> _WRITTEN REQUEST_: Lines containing the word "this" are to be located and copied.

> _DATA TO PROCESS_:
◇ ◇ ◇ ◇ ◇
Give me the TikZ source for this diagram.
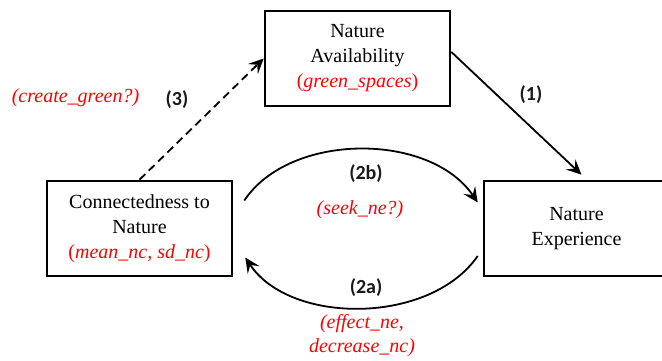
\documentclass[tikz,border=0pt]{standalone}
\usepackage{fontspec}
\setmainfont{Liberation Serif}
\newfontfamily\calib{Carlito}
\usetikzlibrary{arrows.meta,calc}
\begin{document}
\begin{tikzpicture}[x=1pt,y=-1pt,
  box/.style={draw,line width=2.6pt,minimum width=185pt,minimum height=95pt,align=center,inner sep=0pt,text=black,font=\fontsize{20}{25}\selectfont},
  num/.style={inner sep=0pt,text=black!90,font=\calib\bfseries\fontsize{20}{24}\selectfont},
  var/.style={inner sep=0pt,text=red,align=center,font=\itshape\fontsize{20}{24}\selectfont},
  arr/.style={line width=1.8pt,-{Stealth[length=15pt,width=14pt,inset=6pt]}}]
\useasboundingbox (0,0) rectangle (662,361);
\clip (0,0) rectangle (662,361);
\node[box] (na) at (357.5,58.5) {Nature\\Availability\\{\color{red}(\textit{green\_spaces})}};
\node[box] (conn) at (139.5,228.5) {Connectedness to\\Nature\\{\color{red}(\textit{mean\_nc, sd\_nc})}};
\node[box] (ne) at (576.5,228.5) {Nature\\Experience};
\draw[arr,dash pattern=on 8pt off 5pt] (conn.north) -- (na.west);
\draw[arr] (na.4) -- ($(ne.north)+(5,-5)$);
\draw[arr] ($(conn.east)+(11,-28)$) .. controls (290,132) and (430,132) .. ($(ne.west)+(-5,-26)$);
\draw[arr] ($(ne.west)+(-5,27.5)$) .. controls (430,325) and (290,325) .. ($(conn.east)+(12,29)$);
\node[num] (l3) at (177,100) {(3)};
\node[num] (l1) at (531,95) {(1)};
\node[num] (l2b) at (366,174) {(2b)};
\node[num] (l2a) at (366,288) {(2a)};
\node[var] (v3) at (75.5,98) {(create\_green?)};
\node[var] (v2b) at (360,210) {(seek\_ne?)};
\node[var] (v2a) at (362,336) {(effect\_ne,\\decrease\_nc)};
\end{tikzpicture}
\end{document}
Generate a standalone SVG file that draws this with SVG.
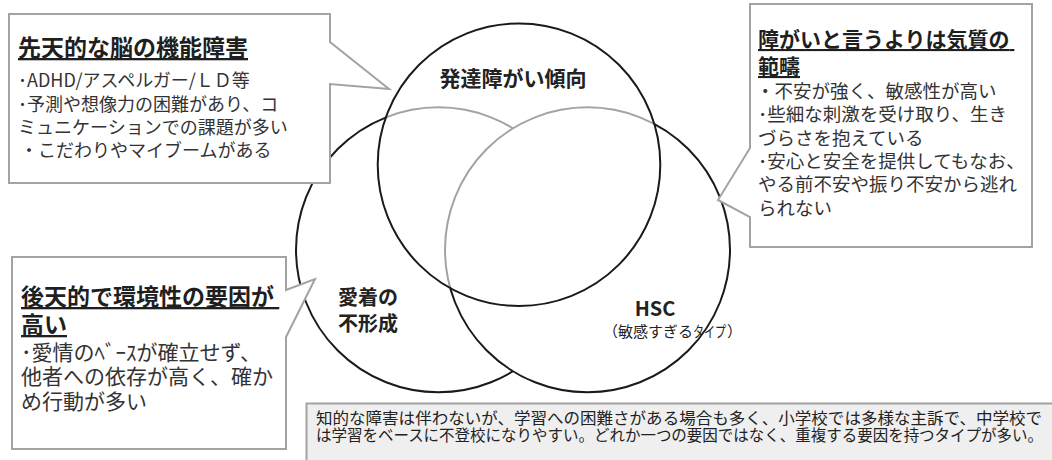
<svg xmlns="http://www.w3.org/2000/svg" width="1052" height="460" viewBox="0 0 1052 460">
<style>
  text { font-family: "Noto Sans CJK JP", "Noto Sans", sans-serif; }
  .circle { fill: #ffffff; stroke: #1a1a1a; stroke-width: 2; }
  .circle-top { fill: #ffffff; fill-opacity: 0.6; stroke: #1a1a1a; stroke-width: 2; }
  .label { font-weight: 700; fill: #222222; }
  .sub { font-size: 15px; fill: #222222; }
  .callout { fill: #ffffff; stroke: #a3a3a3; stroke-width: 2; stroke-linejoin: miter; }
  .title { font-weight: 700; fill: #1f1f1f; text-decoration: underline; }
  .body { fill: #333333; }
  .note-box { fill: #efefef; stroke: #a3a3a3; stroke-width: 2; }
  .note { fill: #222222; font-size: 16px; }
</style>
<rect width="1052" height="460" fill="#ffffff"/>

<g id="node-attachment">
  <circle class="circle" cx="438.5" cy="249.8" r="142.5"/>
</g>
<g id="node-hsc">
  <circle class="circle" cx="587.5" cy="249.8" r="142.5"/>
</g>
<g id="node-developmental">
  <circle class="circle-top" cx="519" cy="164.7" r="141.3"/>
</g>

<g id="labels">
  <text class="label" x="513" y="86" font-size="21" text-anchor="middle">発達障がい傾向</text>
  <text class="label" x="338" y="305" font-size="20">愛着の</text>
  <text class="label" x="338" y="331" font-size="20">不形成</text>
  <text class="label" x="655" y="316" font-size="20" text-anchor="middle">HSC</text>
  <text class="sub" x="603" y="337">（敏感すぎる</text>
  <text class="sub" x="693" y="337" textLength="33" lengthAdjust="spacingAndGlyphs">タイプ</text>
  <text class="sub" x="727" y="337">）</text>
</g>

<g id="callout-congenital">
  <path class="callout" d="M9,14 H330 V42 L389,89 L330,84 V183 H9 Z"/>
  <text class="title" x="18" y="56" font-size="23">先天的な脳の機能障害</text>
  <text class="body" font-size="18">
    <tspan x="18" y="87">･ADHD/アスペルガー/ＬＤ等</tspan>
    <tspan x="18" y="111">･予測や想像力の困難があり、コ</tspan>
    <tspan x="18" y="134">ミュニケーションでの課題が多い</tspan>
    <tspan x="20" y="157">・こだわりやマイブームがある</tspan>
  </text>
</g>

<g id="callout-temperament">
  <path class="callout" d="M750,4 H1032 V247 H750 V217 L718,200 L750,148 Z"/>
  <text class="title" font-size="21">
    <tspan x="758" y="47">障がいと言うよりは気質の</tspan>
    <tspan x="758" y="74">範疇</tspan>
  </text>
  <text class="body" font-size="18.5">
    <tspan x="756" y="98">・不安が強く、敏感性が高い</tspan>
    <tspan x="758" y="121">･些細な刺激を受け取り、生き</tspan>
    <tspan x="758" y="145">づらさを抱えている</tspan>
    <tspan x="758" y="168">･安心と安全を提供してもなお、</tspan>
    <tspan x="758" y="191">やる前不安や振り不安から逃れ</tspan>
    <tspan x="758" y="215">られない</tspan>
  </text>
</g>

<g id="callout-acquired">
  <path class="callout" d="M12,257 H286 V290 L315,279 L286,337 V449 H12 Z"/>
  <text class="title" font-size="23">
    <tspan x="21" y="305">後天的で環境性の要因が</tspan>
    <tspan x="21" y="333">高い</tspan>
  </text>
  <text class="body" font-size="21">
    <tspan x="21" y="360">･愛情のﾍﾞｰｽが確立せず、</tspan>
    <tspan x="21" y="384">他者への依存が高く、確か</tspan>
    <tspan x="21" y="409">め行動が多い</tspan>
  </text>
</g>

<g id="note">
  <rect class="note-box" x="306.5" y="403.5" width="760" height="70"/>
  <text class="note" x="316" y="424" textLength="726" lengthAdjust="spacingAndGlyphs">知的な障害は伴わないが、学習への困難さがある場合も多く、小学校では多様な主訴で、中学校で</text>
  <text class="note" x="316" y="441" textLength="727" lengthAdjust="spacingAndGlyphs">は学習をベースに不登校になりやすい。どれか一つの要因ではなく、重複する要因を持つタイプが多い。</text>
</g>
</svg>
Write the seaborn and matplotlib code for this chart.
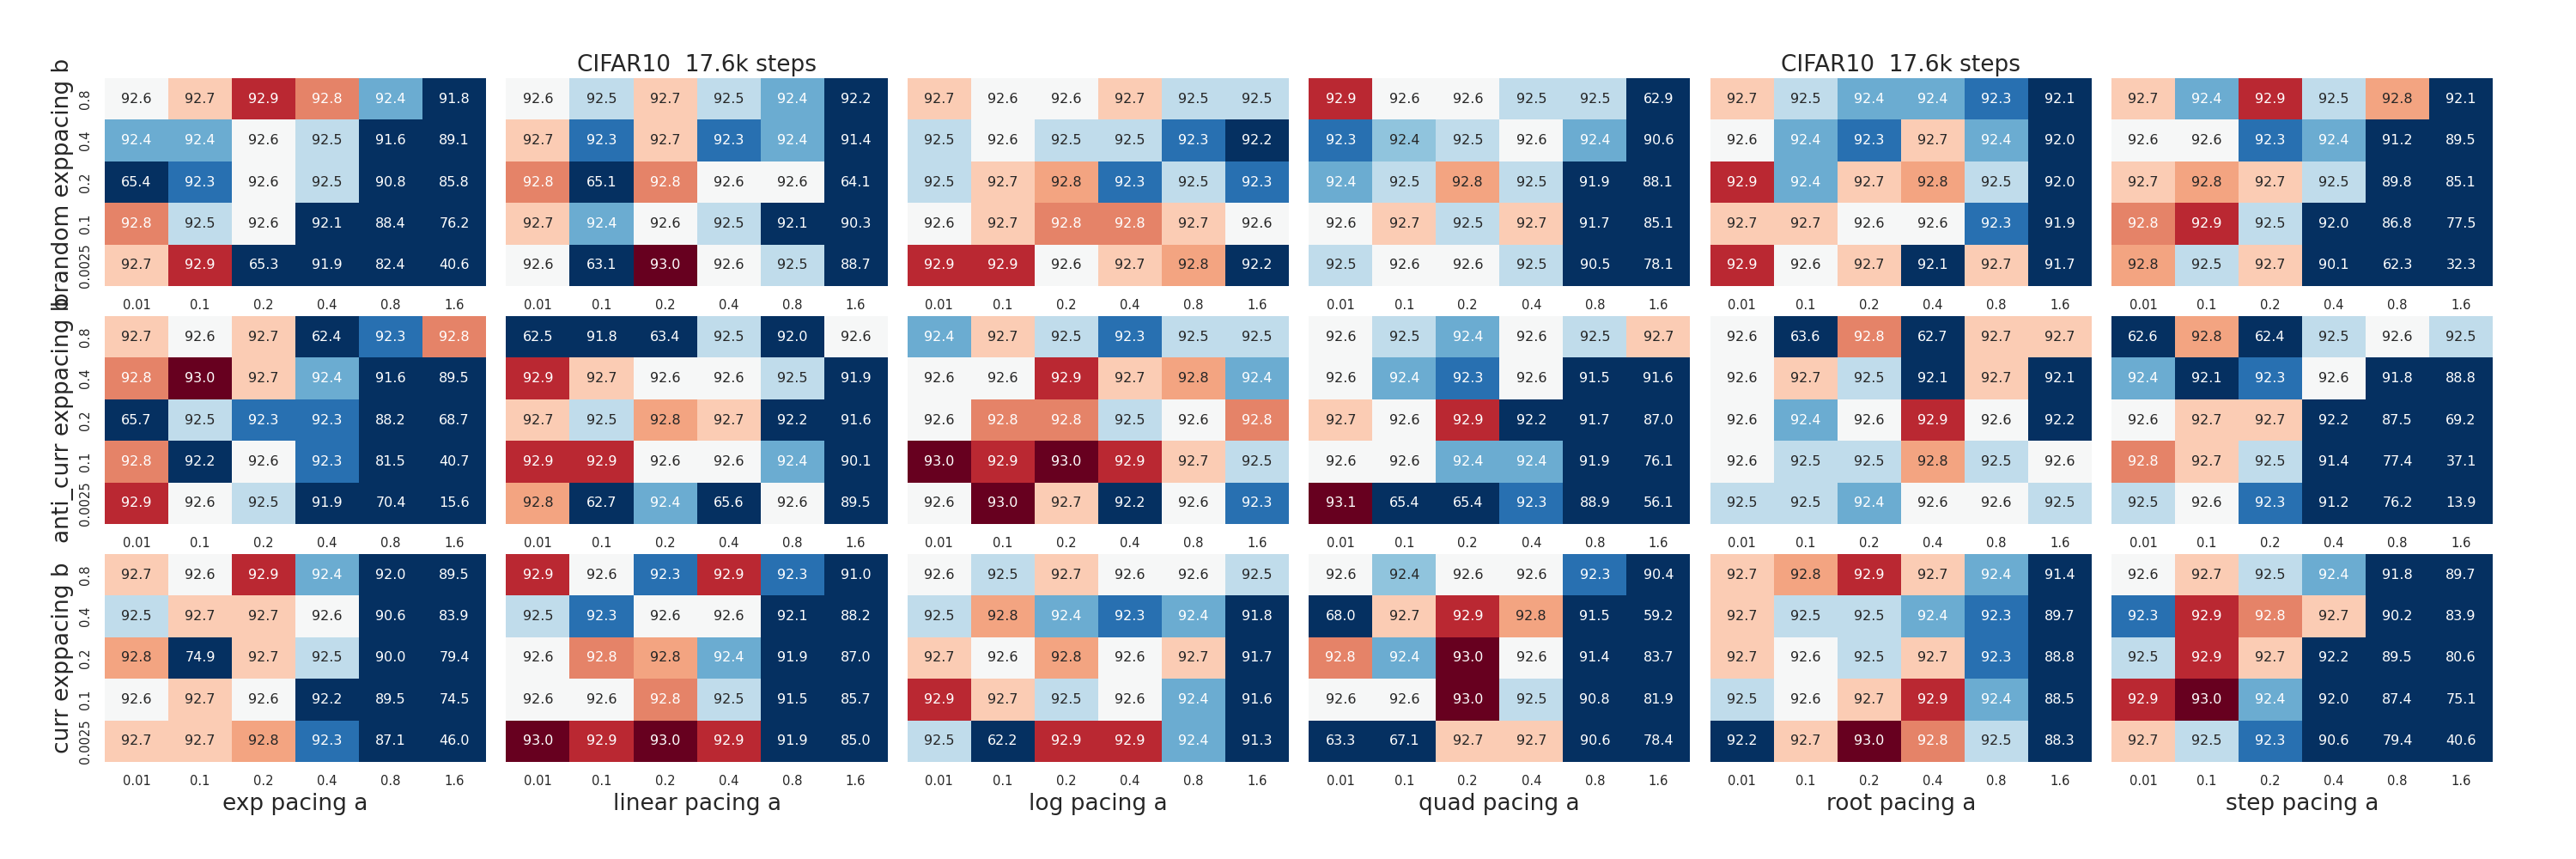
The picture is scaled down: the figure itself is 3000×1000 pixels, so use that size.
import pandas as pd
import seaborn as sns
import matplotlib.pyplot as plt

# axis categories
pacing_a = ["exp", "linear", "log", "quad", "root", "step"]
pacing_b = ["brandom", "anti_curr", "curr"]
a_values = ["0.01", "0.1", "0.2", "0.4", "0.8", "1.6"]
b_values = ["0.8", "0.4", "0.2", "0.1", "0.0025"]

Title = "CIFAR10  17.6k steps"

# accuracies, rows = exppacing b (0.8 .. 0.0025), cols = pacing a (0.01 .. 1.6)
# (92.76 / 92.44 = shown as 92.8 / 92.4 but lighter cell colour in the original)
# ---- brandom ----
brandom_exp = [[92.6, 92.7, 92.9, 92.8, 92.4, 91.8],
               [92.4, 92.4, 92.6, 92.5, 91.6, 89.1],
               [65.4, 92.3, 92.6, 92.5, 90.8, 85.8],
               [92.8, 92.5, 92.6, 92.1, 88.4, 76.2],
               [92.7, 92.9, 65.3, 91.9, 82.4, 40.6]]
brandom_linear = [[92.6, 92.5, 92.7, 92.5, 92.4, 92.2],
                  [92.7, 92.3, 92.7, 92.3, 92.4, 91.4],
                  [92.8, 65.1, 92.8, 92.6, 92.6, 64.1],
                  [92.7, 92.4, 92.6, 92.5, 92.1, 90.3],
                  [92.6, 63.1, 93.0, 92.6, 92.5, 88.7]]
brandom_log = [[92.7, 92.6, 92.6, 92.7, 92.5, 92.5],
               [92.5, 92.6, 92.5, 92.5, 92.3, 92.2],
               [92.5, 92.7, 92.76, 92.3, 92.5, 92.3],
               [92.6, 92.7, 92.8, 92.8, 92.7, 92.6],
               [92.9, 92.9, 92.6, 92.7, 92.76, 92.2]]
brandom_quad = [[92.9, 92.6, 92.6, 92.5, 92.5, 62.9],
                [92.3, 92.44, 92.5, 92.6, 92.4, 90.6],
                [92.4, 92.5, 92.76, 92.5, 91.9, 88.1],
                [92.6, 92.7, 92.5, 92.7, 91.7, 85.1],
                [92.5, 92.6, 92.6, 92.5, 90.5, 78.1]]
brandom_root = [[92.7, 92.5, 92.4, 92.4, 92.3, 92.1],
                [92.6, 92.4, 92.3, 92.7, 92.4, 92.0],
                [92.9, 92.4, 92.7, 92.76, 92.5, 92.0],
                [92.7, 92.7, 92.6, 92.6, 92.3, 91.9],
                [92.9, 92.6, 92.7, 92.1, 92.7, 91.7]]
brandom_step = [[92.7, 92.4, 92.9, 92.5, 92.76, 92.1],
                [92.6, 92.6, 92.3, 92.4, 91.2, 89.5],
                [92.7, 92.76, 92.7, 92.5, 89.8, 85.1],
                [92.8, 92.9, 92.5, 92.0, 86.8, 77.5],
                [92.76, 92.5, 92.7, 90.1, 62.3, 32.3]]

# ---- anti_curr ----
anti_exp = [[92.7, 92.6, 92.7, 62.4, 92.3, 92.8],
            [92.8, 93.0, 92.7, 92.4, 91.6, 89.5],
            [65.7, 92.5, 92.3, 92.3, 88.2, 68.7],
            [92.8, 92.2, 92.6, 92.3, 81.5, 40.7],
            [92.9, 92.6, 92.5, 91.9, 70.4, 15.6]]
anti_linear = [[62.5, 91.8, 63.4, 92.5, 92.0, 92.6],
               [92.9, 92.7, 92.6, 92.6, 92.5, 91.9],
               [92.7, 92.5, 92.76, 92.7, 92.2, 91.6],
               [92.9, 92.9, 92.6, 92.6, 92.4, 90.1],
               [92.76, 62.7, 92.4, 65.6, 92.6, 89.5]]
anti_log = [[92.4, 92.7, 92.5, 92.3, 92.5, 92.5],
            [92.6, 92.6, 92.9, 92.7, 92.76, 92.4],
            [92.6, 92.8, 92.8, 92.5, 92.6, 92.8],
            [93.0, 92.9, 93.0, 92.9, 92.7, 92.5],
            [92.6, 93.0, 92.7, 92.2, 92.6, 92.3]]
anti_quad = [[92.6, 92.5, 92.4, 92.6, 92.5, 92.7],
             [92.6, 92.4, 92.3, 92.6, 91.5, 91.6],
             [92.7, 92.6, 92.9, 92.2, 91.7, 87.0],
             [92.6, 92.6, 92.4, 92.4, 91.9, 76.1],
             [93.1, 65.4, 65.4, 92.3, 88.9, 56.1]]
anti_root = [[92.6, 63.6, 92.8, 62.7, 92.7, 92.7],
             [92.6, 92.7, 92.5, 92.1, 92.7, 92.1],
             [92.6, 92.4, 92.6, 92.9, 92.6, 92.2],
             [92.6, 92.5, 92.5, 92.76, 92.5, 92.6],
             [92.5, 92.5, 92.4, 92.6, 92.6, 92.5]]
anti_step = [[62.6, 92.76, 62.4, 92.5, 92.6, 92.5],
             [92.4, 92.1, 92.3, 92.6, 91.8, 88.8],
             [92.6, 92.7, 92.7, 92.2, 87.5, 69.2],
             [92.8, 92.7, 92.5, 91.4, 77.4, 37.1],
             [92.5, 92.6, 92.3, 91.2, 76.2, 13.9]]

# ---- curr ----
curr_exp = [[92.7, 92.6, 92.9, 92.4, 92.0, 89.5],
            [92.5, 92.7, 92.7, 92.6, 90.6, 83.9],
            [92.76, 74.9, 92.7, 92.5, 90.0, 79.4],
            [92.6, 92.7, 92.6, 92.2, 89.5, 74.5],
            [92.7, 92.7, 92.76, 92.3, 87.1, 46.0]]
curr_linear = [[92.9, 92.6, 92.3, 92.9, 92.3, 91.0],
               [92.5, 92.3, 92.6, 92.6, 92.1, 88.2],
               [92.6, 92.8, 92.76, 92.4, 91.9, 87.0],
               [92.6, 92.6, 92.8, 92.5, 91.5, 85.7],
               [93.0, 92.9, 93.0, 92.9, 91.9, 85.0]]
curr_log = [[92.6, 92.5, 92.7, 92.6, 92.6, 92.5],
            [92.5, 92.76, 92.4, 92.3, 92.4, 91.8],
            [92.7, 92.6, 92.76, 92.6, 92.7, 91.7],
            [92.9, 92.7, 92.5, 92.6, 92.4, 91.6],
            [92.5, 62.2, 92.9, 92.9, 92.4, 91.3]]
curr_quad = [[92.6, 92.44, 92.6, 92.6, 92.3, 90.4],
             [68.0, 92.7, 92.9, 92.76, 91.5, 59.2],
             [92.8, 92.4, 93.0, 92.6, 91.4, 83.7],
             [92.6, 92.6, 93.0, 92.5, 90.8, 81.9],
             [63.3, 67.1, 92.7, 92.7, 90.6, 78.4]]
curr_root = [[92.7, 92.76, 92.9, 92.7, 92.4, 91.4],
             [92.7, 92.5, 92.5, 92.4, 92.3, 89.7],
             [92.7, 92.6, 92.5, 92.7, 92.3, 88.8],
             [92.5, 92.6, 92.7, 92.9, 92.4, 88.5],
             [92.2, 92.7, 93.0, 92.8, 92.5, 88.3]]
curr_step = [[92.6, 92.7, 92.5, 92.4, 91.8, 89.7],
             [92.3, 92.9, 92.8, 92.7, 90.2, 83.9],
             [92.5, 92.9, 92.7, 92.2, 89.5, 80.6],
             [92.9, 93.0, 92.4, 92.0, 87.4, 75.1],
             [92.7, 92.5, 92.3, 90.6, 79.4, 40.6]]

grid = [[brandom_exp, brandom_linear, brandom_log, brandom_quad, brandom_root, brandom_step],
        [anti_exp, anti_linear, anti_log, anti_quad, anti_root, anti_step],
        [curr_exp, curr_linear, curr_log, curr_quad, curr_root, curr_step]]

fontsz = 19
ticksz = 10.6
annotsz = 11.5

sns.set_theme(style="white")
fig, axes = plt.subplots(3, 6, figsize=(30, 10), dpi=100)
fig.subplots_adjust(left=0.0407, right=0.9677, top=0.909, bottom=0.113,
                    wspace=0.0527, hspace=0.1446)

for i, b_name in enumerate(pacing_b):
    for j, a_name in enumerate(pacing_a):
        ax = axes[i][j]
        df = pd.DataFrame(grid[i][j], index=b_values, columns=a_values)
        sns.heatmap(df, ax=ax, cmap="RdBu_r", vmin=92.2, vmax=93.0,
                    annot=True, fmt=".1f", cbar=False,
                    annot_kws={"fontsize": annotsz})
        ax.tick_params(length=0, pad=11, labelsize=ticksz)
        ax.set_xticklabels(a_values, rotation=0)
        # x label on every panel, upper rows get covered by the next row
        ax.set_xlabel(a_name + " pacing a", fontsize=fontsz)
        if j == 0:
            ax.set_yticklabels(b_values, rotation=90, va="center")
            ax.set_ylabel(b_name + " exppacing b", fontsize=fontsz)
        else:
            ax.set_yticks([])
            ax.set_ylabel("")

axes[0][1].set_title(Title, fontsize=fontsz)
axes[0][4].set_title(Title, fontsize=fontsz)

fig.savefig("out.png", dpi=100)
◇ ◇ ◇ ◇ ◇
> _WRITTEN RESPONSE_:
Give me the TikZ source for this diagram.
Generate a standalone SVG file that draws this with SVG.
Write the seaborn and matplotlib code for this chart.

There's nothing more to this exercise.